Flexible materials such as PVC and HDPE tolerate greater movement because the pipe wall itself can deform slightly under load. These materials rely on soil-structure interaction for long-term stability.

Ductile iron occupies an intermediate position. It combines structural strength with moderate joint flexibility, making it suitable for water distribution systems exposed to varying ground conditions.

Steel pipelines can accommodate substantial bending stresses depending on wall thickness and joint configuration, particularly in welded systems.

Material selection is therefore closely linked to expected deflection requirements, soil conditions, installation method, and operational loads.

Installation Practices to Control Joint Deflection

Proper installation is the most effective way to control Pipe Joint Deflection and ensure long-term pipeline reliability.

Accurate trench excavation and proper bedding preparation are essential. Bedding material must provide uniform support beneath the pipe barrel to minimise differential settlement.

Joint assembly procedures should follow manufacturer recommendations carefully. Over-insertion, under-insertion, or improper gasket placement can all increase the risk of excessive movement and leakage.

Installers should avoid forcing pipes into alignment through excessive angular adjustment. Where larger directional changes are required, proper fittings should be used instead.

Backfilling and compaction must also be performed correctly to provide stable side support and prevent later movement.

For flexible pipe systems, soil quality and compaction are especially important because the surrounding ground contributes significantly to structural stability.

During installation, survey checks should confirm that cumulative deflection remains within design tolerances.

Quality control procedures and post-installation testing help identify problems before the system enters service.

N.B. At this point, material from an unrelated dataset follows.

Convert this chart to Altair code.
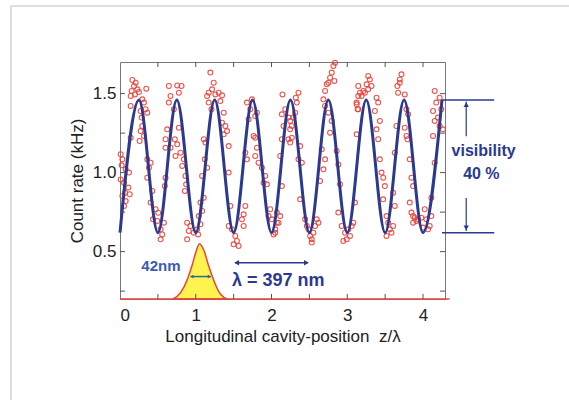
import altair as alt
import pandas as pd

FONT = "Liberation Sans"
NAVY = "#2b3990"
RED = "#e8433a"

# measured count rates (z/lambda, kHz)
count_points = [
    (0.163, 1.586), (0.207, 1.569), (0.185, 1.548), (0.229, 1.527), (0.154, 1.517), (0.250, 1.510),
    (0.141, 1.485), (0.198, 1.495), (0.347, 1.531), (0.294, 1.464), (0.316, 1.443), (0.141, 1.422),
    (0.338, 1.401), (0.272, 1.390), (0.360, 1.379), (0.286, 1.348), (0.294, 1.295), (0.272, 1.263),
    (0.316, 1.232), (0.259, 1.200), (0.009, 1.116), (0.031, 1.084), (0.022, 1.046), (0.075, 1.021),
    (0.009, 0.957), (0.053, 0.936), (0.110, 0.905), (0.066, 0.873), (0.031, 0.852), (0.075, 0.820),
    (0.128, 0.863), (0.141, 1.221), (0.053, 0.789), (0.119, 1.000), (0.360, 1.084), (0.404, 1.063),
    (0.382, 1.031), (0.360, 0.968), (0.426, 0.884), (0.404, 0.810), (0.470, 0.768), (0.505, 0.746),
    (0.435, 0.704), (0.492, 0.694), (0.536, 0.641), (0.579, 0.683), (0.557, 0.609), (0.536, 0.578),
    (0.645, 1.548), (0.755, 1.552), (0.812, 1.548), (0.667, 1.485), (0.777, 1.506), (0.645, 1.443),
    (0.711, 1.401), (0.623, 1.274), (0.777, 1.284), (0.601, 1.211), (0.724, 1.211), (0.755, 1.179),
    (0.667, 1.158), (0.733, 1.105), (0.799, 1.126), (0.843, 1.084), (0.821, 1.042), (0.864, 0.979),
    (0.873, 0.926), (0.856, 0.884), (0.601, 1.158), (0.601, 0.968), (0.592, 0.915), (0.886, 0.683),
    (0.930, 0.662), (0.974, 0.620), (0.908, 0.631), (0.886, 0.578),
    (1.018, 0.641), (1.062, 0.673), (1.040, 0.725), (1.084, 0.757), (1.031, 0.609), (1.062, 0.810),
    (1.106, 0.841), (1.084, 0.979), (1.119, 1.084), (1.150, 1.031), (1.128, 1.190), (1.106, 1.211),
    (1.171, 1.506), (1.193, 1.633), (1.237, 1.569), (1.215, 1.527), (1.150, 1.485), (1.171, 1.443),
    (1.207, 1.401), (1.259, 1.495), (1.303, 1.506), (1.347, 1.489), (1.325, 1.453), (1.369, 1.379),
    (1.347, 1.316), (1.391, 1.295), (1.413, 1.263), (1.435, 1.168), (1.369, 1.242), (1.435, 1.000),
    (1.457, 0.789), (1.435, 0.662), (1.478, 0.641), (1.522, 0.599), (1.544, 0.567), (1.500, 0.546),
    (1.566, 0.536), (1.632, 0.662), (1.654, 0.789), (1.632, 0.736), (1.610, 0.704), (1.676, 1.443),
    (1.720, 1.401), (1.698, 1.337), (1.742, 1.464), (1.785, 1.358), (1.764, 1.232), (1.807, 1.158),
    (1.785, 1.105), (1.829, 1.063), (1.873, 1.031), (1.917, 0.979), (1.939, 0.926), (1.895, 0.936),
    (1.654, 1.126), (1.676, 1.084), (1.785, 1.221), (1.807, 1.379), (1.983, 0.768), (2.005, 0.704),
    (2.049, 0.641), (2.027, 0.609), (2.071, 0.683), (1.961, 0.725),
    (2.071, 0.747), (2.093, 0.683), (2.049, 0.620), (2.115, 0.725), (2.137, 0.915), (2.115, 1.105),
    (2.137, 1.211), (2.159, 1.295), (2.137, 1.369), (2.145, 1.495), (2.181, 1.401), (2.224, 1.348),
    (2.246, 1.327), (2.268, 1.295), (2.290, 1.348), (2.312, 1.379), (2.334, 1.443), (2.356, 1.506),
    (2.321, 1.474), (2.246, 1.190), (2.224, 1.211), (2.246, 1.274), (2.268, 1.221), (2.378, 1.168),
    (2.400, 1.063), (2.356, 1.084), (2.378, 0.831), (2.444, 0.704), (2.466, 0.662), (2.488, 0.641),
    (2.510, 0.599), (2.531, 0.578), (2.553, 0.620), (2.575, 0.662), (2.597, 0.704), (2.619, 0.683),
    (2.531, 0.557), (2.707, 1.517), (2.729, 1.559), (2.751, 1.569), (2.773, 1.601), (2.795, 1.633),
    (2.817, 1.675), (2.838, 1.696), (2.830, 1.580), (2.685, 1.464), (2.707, 1.422), (2.751, 1.379),
    (2.795, 1.327), (2.773, 1.253), (2.663, 1.147), (2.707, 1.084), (2.685, 1.021), (2.641, 0.947),
    (2.860, 1.137), (2.882, 1.052), (2.904, 0.926), (2.882, 0.747), (2.926, 0.662), (2.970, 0.620),
    (2.992, 0.578), (2.948, 0.567), (3.014, 0.641), (3.058, 0.662), (3.080, 0.683), (3.036, 0.599),
    (3.102, 0.810), (3.124, 1.242), (3.137, 1.401), (3.124, 1.432), (3.145, 1.485),
    (3.145, 1.548), (3.167, 1.506), (3.123, 1.443), (3.145, 1.401), (3.189, 1.485), (3.211, 1.517),
    (3.255, 1.559), (3.276, 1.612), (3.298, 1.590), (3.276, 1.527), (3.320, 1.548), (3.233, 1.506),
    (3.386, 1.474), (3.408, 1.443), (3.364, 1.390), (3.430, 1.327), (3.386, 1.274), (3.408, 1.211),
    (3.430, 1.084), (3.452, 1.000), (3.474, 0.968), (3.496, 0.915), (3.474, 0.831), (3.518, 0.725),
    (3.540, 0.683), (3.562, 0.641), (3.518, 0.599), (3.583, 0.620), (3.605, 0.662), (3.627, 0.789),
    (3.605, 0.873), (3.627, 1.126), (3.649, 1.295), (3.671, 1.506), (3.662, 1.548), (3.693, 1.590),
    (3.715, 1.622), (3.693, 1.569), (3.759, 1.495), (3.781, 1.401), (3.803, 1.369), (3.759, 1.284),
    (3.781, 1.232), (3.794, 1.211), (3.825, 1.084), (3.847, 0.968), (3.869, 0.915), (3.825, 0.810),
    (3.847, 0.747), (3.869, 0.725), (3.890, 0.715), (3.912, 0.694), (3.869, 0.683), (3.934, 0.704),
    (3.978, 0.715), (4.022, 0.768), (4.044, 0.704), (4.000, 0.652), (4.066, 0.641), (4.088, 0.662),
    (4.110, 0.725), (4.110, 0.841), (4.154, 1.063), (4.132, 1.232), (4.154, 1.327), (4.132, 1.390),
    (4.175, 1.443), (4.154, 1.517), (4.219, 1.474), (4.241, 1.401), (4.219, 1.295), (4.197, 1.348),
    (4.263, 1.274),
]

# fitted curve: extrema
fit_x = [0.0, 0.25, 0.5, 0.75, 1.0, 1.25, 1.5, 1.75, 2.0, 2.25, 2.5, 2.75, 3.0, 3.25, 3.5, 3.75, 4.0, 4.25]
fit_y = [0.62, 1.46, 0.62, 1.46, 0.62, 1.46, 0.62, 1.46, 0.62, 1.46, 0.62, 1.46, 0.62, 1.46, 0.62, 1.46, 0.62, 1.46]

# wave-packet outline
packet_x = [0.70, 0.80, 0.89, 0.95, 1.00, 1.05, 1.11, 1.17, 1.24, 1.30, 1.37, 1.42]
packet_y = [0.20, 0.24, 0.325, 0.41, 0.495, 0.55, 0.505, 0.41, 0.315, 0.25, 0.21, 0.20]

x_label_values = [0, 1, 2, 3, 4]
y_label_values = [0.5, 1.0, 1.5]
x_tick_values = [0.5, 1.0, 1.5, 2.0, 2.5, 3.0, 3.5, 4.0]
y_tick_values = [0.25, 0.5, 0.75, 1.0, 1.25, 1.5]

X_MIN, X_MAX = 0.0, 4.29
Y_MIN, Y_MAX = 0.2, 1.7

xs = alt.Scale(domain=[X_MIN, X_MAX], nice=False, zero=False)
ys = alt.Scale(domain=[Y_MIN, Y_MAX], nice=False, zero=False)
x_title = "Longitudinal cavity-position\u00a0 z/λ"
y_title = "Count rate (kHz)"
x_axis = alt.Axis(values=x_label_values, format="d", ticks=False, domain=False, grid=False,
                  labelPadding=8, titlePadding=5)
y_axis = alt.Axis(values=y_label_values, format=".1f", ticks=False, domain=False, grid=False,
                  labelPadding=4, titlePadding=6)


def X(f):
    return alt.X(f, type="quantitative", scale=xs, axis=x_axis, title=x_title)


def Y(f):
    return alt.Y(f, type="quantitative", scale=ys, axis=y_axis, title=y_title)


pts_df = pd.DataFrame(count_points, columns=["z", "rate"])
fit_df = pd.DataFrame({"z": fit_x, "rate": fit_y})
packet_df = pd.DataFrame({"z": packet_x, "rate": packet_y, "base": [Y_MIN] * len(packet_x)})

# outer frame (decorative)
frame = alt.Chart(pd.DataFrame({"a": [0]})).mark_rect(
    fillOpacity=0, stroke="#d4d4d4", strokeWidth=1.5
).encode(x=alt.value(-109), x2=alt.value(500), y=alt.value(-56), y2=alt.value(400))

points = alt.Chart(pts_df).mark_point(
    shape="circle", filled=False, color=RED, size=24, strokeWidth=1.1, opacity=0.9
).encode(x=X("z"), y=Y("rate"))

fit = alt.Chart(fit_df).mark_line(
    interpolate="monotone", color=NAVY, strokeWidth=3
).encode(x=X("z"), y=Y("rate"))

packet = alt.Chart(packet_df).mark_area(
    interpolate="monotone", color="#fff34f", stroke=RED, strokeWidth=1.5
).encode(x=X("z"), y=Y("rate"), y2=alt.Y2("base"))

baseline = alt.Chart(pd.DataFrame({"z": [X_MIN], "z2": [4.35], "rate": [Y_MIN]})).mark_rule(
    color=RED, strokeWidth=1.5
).encode(x=X("z"), x2=alt.X2("z2"), y=Y("rate"))

# inward ticks
tick_len_x = 0.066
tick_len_y = 0.032
bt = pd.DataFrame({"z": x_tick_values, "r0": Y_MIN, "r1": Y_MIN + tick_len_y})
tt = pd.DataFrame({"z": x_tick_values, "r0": Y_MAX, "r1": Y_MAX - tick_len_y})
lt = pd.DataFrame({"rate": y_tick_values, "z0": X_MIN, "z1": X_MIN + tick_len_x})
rt = pd.DataFrame({"rate": y_tick_values, "z0": X_MAX, "z1": X_MAX - tick_len_x})
tick_style = dict(color="#555", strokeWidth=1)
ticks = (
    alt.Chart(bt).mark_rule(**tick_style).encode(x=X("z"), y=Y("r0"), y2=alt.Y2("r1"))
    + alt.Chart(tt).mark_rule(**tick_style).encode(x=X("z"), y=Y("r0"), y2=alt.Y2("r1"))
    + alt.Chart(lt).mark_rule(**tick_style).encode(y=Y("rate"), x=X("z0"), x2=alt.X2("z1"))
    + alt.Chart(rt).mark_rule(**tick_style).encode(y=Y("rate"), x=X("z0"), x2=alt.X2("z1"))
)

# visibility annotation
vis_lines = pd.DataFrame({"z": [4.25, 4.25], "z2": [4.94, 4.94], "rate": [1.46, 0.62]})
vis_arrows = pd.DataFrame({"z": [4.57, 4.57], "rate": [1.23, 0.84], "rate2": [1.45, 0.63]})
vis_heads_up = pd.DataFrame({"z": [4.57], "rate": [1.43]})
vis_heads_dn = pd.DataFrame({"z": [4.57], "rate": [0.65]})
ann_style = dict(color=NAVY, strokeWidth=1.5)
vis = (
    alt.Chart(vis_lines).mark_rule(**ann_style).encode(x=X("z"), x2=alt.X2("z2"), y=Y("rate"))
    + alt.Chart(vis_arrows).mark_rule(color=NAVY, strokeWidth=1.2).encode(x=X("z"), y=Y("rate"), y2=alt.Y2("rate2"))
    + alt.Chart(vis_heads_up).mark_point(shape="triangle-up", filled=True, color=NAVY, size=28, opacity=1).encode(x=X("z"), y=Y("rate"))
    + alt.Chart(vis_heads_dn).mark_point(shape="triangle-down", filled=True, color=NAVY, size=28, opacity=1).encode(x=X("z"), y=Y("rate"))
)

# wavelength arrow
lam_line = pd.DataFrame({"z": [1.52], "z2": [2.48], "rate": [0.43]})
lam_l = pd.DataFrame({"z": [1.54], "rate": [0.43]})
lam_r = pd.DataFrame({"z": [2.46], "rate": [0.43]})
lam = (
    alt.Chart(lam_line).mark_rule(color=NAVY, strokeWidth=1.5).encode(x=X("z"), x2=alt.X2("z2"), y=Y("rate"))
    + alt.Chart(lam_l).mark_point(shape="triangle-left", filled=True, color=NAVY, size=30, opacity=1).encode(x=X("z"), y=Y("rate"))
    + alt.Chart(lam_r).mark_point(shape="triangle-right", filled=True, color=NAVY, size=30, opacity=1).encode(x=X("z"), y=Y("rate"))
)

# 42 nm width arrow
TEAL = "#2f6a8c"
w_line = pd.DataFrame({"z": [0.93], "z2": [1.20], "rate": [0.342]})
w_l = pd.DataFrame({"z": [0.95], "rate": [0.342]})
w_r = pd.DataFrame({"z": [1.18], "rate": [0.342]})
width_arrow = (
    alt.Chart(w_line).mark_rule(color=TEAL, strokeWidth=1.5).encode(x=X("z"), x2=alt.X2("z2"), y=Y("rate"))
    + alt.Chart(w_l).mark_point(shape="triangle-left", filled=True, color=TEAL, size=14, opacity=1).encode(x=X("z"), y=Y("rate"))
    + alt.Chart(w_r).mark_point(shape="triangle-right", filled=True, color=TEAL, size=14, opacity=1).encode(x=X("z"), y=Y("rate"))
)

labels_df = pd.DataFrame({
    "z": [4.80, 4.77, 2.09, 0.54],
    "rate": [1.137, 0.99, 0.314, 0.407],
    "txt": ["visibility", "40 %", "λ = 397 nm", "42nm"],
    "size": [16, 16, 18, 15],
    "col": [NAVY, NAVY, NAVY, "#3a5cb0"],
})
labels = alt.Chart(labels_df).mark_text(
    font=FONT, fontWeight="bold", align="center", baseline="middle"
).encode(
    x=X("z"), y=Y("rate"), text="txt:N",
    size=alt.Size("size:Q", scale=None, legend=None),
    color=alt.Color("col:N", scale=None, legend=None),
)

chart = alt.layer(
    frame, packet, baseline, points, fit, ticks, vis, lam, width_arrow, labels
).properties(
    width=325, height=237,
    padding={"left": 120, "top": 62, "right": 124, "bottom": 101},
    autosize=alt.AutoSizeParams(type="none"),
    background="white",
).configure_view(
    stroke="#777", strokeWidth=1
).configure_axis(
    labelFont=FONT, titleFont=FONT, labelFontSize=17, titleFontSize=17,
    labelColor="#222", titleColor="#222", titleFontWeight="normal",
)

chart.save("out.html", embed_options={"renderer": "svg", "actions": False})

Pipe Joint Deflection in Trenchless Technology

Pipe Joint Deflection is particularly important in trenchless construction methods such as microtunnelling, pipe jacking, sliplining, and horizontal directional drilling.

These techniques often involve curved alignments or limited access conditions where some degree of flexibility is essential.

In pipe jacking systems, specially designed joints allow angular movement while resisting substantial compressive forces generated during installation.

Horizontal directional drilling commonly uses flexible HDPE pipelines capable of significant bending without joint separation.

Sliplining and pipe bursting projects may also require careful management of deflection to ensure successful insertion through existing pipeline routes.

Trenchless technologies place unique demands on pipe systems because alignment adjustments often occur dynamically during installation rather than through traditional open trench methods.

The Future of Joint Deflection Management in Modern Pipelines

As pipeline infrastructure becomes more advanced, monitoring and management of Pipe Joint Deflection is evolving rapidly. Modern engineering increasingly uses digital modelling, laser scanning, and sensor technology to improve installation accuracy and long-term asset management.

Smart pipeline systems equipped with embedded monitoring sensors may eventually provide real-time data on movement, stress, and structural performance.

Improved joint designs are also being developed to increase flexibility while maintaining higher pressure ratings and longer service life.

In urban environments where underground infrastructure becomes increasingly congested, the ability to accommodate movement safely and efficiently will continue to grow in importance.

Climate change may also increase the relevance of joint flexibility as extreme weather events, flooding, and ground instability place additional stress on buried utility systems.

Pipe Joint Deflection therefore remains a fundamental concept in modern drainage and pipeline engineering, influencing everything from installation methods and material selection to long-term infrastructure resilience and maintenance planning.